Mutek day II: listless, mostly

The second day of Mutek brings fresh blood from the west. After a missed call and a last-minute change of plans Alex and I end up drinking tall-boys in a street-side park, trees shielding us from rain.

We finally find our accomplices and head to the show. In the lobby and the bathroom we bump into more familiar faces; many made the Mutek-trek from Toronto. We quickly find the festival is less about locals, more electronic-enthusiasts.

I later learn more than half of last year’s attendees came from outside the city, and most of those from outside the province. Many others make their way to Montreal from all around the globe. As Mutek founder Alain Mongeau later tells me, the festival has become an annual pilgrimage for music techies, obsessed with the niche.

Tonight is Radical Connectors, the second evening in Mutek’s string of Nocturne events. It starts off with Jon Hopkins, followed by Belrin-based electronic veterans Mouse On Mars.

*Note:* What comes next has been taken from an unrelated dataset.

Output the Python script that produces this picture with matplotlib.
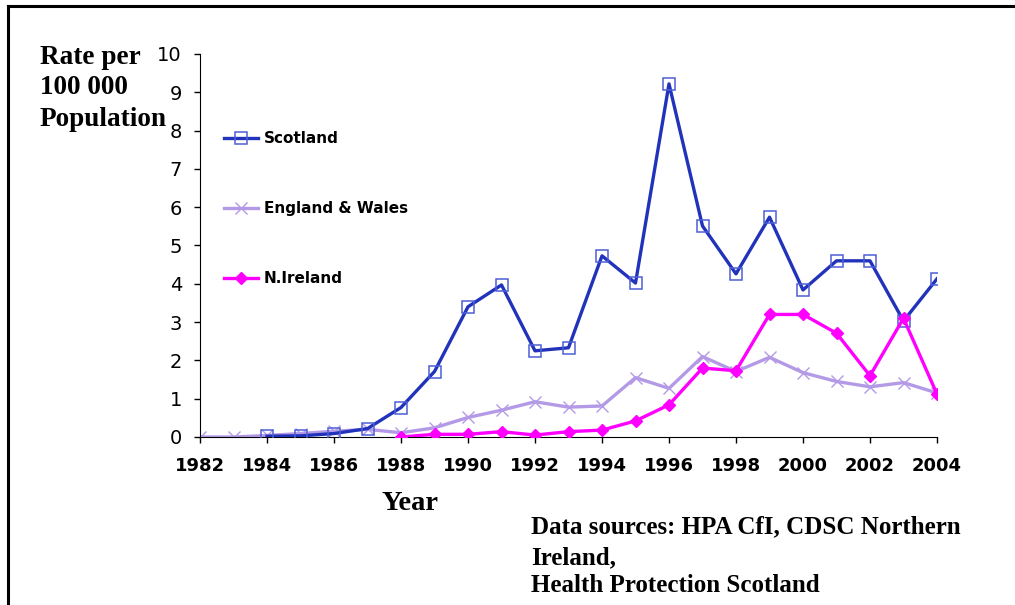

Nathan Fake follows, and Mossa closes the night.

We sit upstairs at Metropolis in pew-like rows idling above the stage. Under us the dance floor we last year saw go so wild is mostly stagnant, only shifting as patrons come and go. People shuffle between standing and dancing, listlessly watch the lights and vibrate with the beat.

The beats themselves are bass-less: thick, heavy, and German. We disappear down into the tiny, dark Savoy room adjacent the first stage floor, hunt for somewhere to dance. Frustrated we breathe air outside, begin to yawn and tire.

We catch part of Fake’s set, but head out before its finished. After bus rides and days couch surfing, we accept defeat and promise to try again. On to day three.